* begin Supplied data *

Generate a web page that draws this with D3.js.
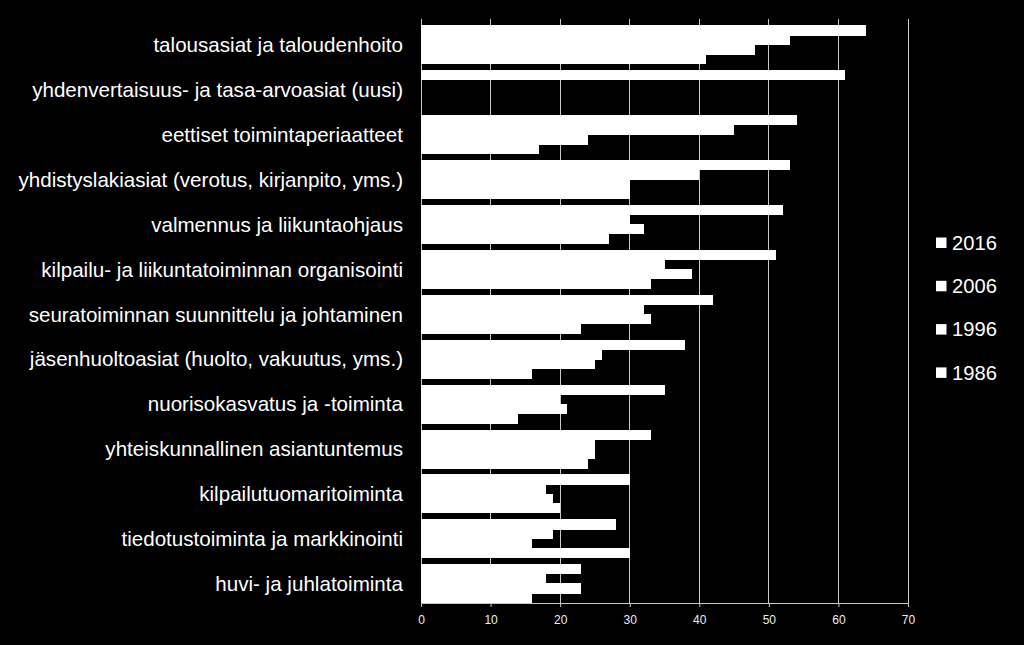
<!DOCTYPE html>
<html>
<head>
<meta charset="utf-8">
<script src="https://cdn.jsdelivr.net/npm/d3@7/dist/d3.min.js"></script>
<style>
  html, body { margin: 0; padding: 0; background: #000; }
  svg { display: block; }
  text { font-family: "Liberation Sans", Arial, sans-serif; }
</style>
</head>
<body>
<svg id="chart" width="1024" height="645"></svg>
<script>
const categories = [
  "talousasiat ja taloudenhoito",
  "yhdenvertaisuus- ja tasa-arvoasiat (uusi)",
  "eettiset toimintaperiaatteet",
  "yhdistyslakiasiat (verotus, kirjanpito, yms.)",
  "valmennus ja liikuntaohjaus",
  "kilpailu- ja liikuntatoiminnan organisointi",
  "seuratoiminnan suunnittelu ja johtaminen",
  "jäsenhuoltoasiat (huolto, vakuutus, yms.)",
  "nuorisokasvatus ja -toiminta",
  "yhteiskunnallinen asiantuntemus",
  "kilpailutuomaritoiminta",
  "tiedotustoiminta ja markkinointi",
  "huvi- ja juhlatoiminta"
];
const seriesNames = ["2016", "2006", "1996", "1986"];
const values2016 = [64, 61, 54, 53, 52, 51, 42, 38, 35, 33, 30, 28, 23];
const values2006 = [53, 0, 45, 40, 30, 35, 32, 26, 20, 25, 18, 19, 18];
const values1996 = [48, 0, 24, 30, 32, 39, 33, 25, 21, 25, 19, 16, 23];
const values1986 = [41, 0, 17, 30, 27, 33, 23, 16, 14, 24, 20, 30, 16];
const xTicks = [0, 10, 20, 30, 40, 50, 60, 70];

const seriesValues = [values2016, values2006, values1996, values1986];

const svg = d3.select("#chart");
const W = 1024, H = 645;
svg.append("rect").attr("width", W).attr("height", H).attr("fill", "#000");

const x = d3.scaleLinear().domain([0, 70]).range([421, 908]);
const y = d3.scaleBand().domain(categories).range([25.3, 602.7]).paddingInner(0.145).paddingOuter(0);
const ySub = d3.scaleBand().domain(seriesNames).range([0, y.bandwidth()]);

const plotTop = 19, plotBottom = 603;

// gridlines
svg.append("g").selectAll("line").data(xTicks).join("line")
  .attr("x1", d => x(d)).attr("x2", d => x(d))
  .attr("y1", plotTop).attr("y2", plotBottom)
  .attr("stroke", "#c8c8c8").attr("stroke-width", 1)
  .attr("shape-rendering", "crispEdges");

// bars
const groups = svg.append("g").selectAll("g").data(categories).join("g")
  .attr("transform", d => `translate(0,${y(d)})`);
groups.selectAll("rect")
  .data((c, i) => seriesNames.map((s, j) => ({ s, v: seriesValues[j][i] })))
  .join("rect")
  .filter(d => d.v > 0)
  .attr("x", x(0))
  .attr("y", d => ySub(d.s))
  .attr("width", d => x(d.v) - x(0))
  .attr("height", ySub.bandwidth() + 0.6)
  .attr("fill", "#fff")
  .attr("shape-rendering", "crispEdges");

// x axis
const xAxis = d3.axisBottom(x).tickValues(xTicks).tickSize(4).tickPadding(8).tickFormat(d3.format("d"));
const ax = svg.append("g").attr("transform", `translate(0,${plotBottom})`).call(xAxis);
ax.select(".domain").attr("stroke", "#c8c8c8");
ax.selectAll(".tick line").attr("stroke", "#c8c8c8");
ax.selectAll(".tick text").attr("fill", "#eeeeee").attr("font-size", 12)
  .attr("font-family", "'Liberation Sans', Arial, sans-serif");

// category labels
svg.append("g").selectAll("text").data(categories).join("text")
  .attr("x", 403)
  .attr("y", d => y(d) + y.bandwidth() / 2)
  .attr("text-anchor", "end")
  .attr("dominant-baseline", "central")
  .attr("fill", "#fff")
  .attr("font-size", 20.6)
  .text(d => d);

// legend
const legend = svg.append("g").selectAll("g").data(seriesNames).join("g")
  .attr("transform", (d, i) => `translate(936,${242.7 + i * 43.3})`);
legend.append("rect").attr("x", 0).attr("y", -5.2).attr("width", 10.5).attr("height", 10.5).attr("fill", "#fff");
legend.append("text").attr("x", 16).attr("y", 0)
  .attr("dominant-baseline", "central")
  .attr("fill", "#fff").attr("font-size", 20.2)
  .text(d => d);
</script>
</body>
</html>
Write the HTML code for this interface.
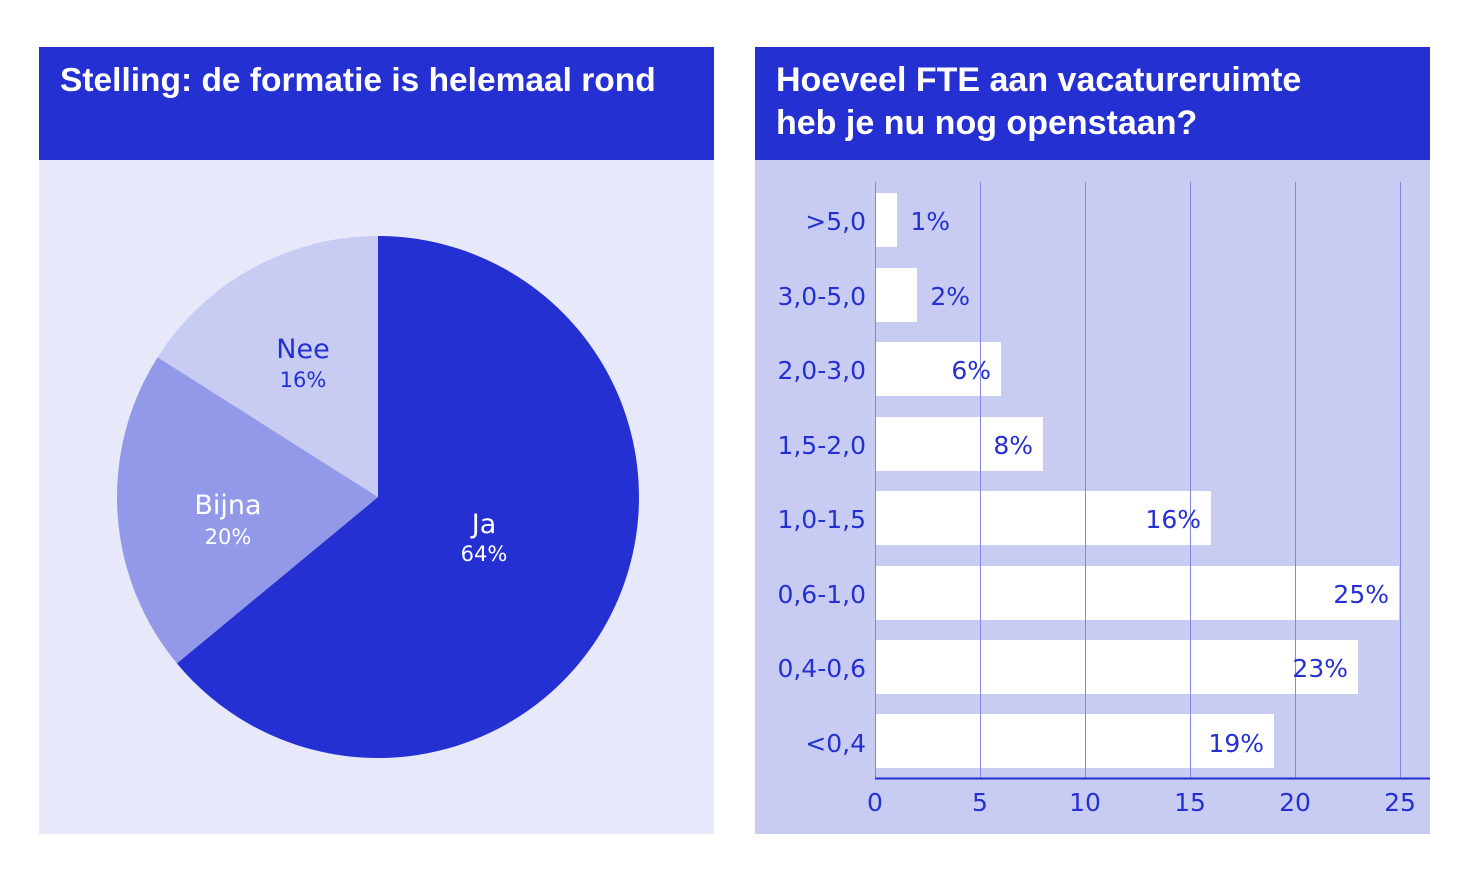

* end Supplied data *

Aim of the exercise: In your copy, leave out the pictures and reproduce the material above exactly.

Answer to this task:
Generate a web page that draws this with D3.js.
<!DOCTYPE html>
<html>
<head>
<meta charset="utf-8">
<script src="https://cdn.jsdelivr.net/npm/d3@7/dist/d3.min.js"></script>
<style>
  html, body { margin: 0; padding: 0; background: #000; }
  svg { display: block; }
  text { font-family: "Liberation Sans", Arial, sans-serif; }
</style>
</head>
<body>
<svg id="chart" width="1024" height="645"></svg>
<script>
const categories = [
  "talousasiat ja taloudenhoito",
  "yhdenvertaisuus- ja tasa-arvoasiat (uusi)",
  "eettiset toimintaperiaatteet",
  "yhdistyslakiasiat (verotus, kirjanpito, yms.)",
  "valmennus ja liikuntaohjaus",
  "kilpailu- ja liikuntatoiminnan organisointi",
  "seuratoiminnan suunnittelu ja johtaminen",
  "jäsenhuoltoasiat (huolto, vakuutus, yms.)",
  "nuorisokasvatus ja -toiminta",
  "yhteiskunnallinen asiantuntemus",
  "kilpailutuomaritoiminta",
  "tiedotustoiminta ja markkinointi",
  "huvi- ja juhlatoiminta"
];
const seriesNames = ["2016", "2006", "1996", "1986"];
const values2016 = [64, 61, 54, 53, 52, 51, 42, 38, 35, 33, 30, 28, 23];
const values2006 = [53, 0, 45, 40, 30, 35, 32, 26, 20, 25, 18, 19, 18];
const values1996 = [48, 0, 24, 30, 32, 39, 33, 25, 21, 25, 19, 16, 23];
const values1986 = [41, 0, 17, 30, 27, 33, 23, 16, 14, 24, 20, 30, 16];
const xTicks = [0, 10, 20, 30, 40, 50, 60, 70];

const seriesValues = [values2016, values2006, values1996, values1986];

const svg = d3.select("#chart");
const W = 1024, H = 645;
svg.append("rect").attr("width", W).attr("height", H).attr("fill", "#000");

const x = d3.scaleLinear().domain([0, 70]).range([421, 908]);
const y = d3.scaleBand().domain(categories).range([25.3, 602.7]).paddingInner(0.145).paddingOuter(0);
const ySub = d3.scaleBand().domain(seriesNames).range([0, y.bandwidth()]);

const plotTop = 19, plotBottom = 603;

// gridlines
svg.append("g").selectAll("line").data(xTicks).join("line")
  .attr("x1", d => x(d)).attr("x2", d => x(d))
  .attr("y1", plotTop).attr("y2", plotBottom)
  .attr("stroke", "#c8c8c8").attr("stroke-width", 1)
  .attr("shape-rendering", "crispEdges");

// bars
const groups = svg.append("g").selectAll("g").data(categories).join("g")
  .attr("transform", d => `translate(0,${y(d)})`);
groups.selectAll("rect")
  .data((c, i) => seriesNames.map((s, j) => ({ s, v: seriesValues[j][i] })))
  .join("rect")
  .filter(d => d.v > 0)
  .attr("x", x(0))
  .attr("y", d => ySub(d.s))
  .attr("width", d => x(d.v) - x(0))
  .attr("height", ySub.bandwidth() + 0.6)
  .attr("fill", "#fff")
  .attr("shape-rendering", "crispEdges");

// x axis
const xAxis = d3.axisBottom(x).tickValues(xTicks).tickSize(4).tickPadding(8).tickFormat(d3.format("d"));
const ax = svg.append("g").attr("transform", `translate(0,${plotBottom})`).call(xAxis);
ax.select(".domain").attr("stroke", "#c8c8c8");
ax.selectAll(".tick line").attr("stroke", "#c8c8c8");
ax.selectAll(".tick text").attr("fill", "#eeeeee").attr("font-size", 12)
  .attr("font-family", "'Liberation Sans', Arial, sans-serif");

// category labels
svg.append("g").selectAll("text").data(categories).join("text")
  .attr("x", 403)
  .attr("y", d => y(d) + y.bandwidth() / 2)
  .attr("text-anchor", "end")
  .attr("dominant-baseline", "central")
  .attr("fill", "#fff")
  .attr("font-size", 20.6)
  .text(d => d);

// legend
const legend = svg.append("g").selectAll("g").data(seriesNames).join("g")
  .attr("transform", (d, i) => `translate(936,${242.7 + i * 43.3})`);
legend.append("rect").attr("x", 0).attr("y", -5.2).attr("width", 10.5).attr("height", 10.5).attr("fill", "#fff");
legend.append("text").attr("x", 16).attr("y", 0)
  .attr("dominant-baseline", "central")
  .attr("fill", "#fff").attr("font-size", 20.2)
  .text(d => d);
</script>
</body>
</html>
Write the HTML code for this interface.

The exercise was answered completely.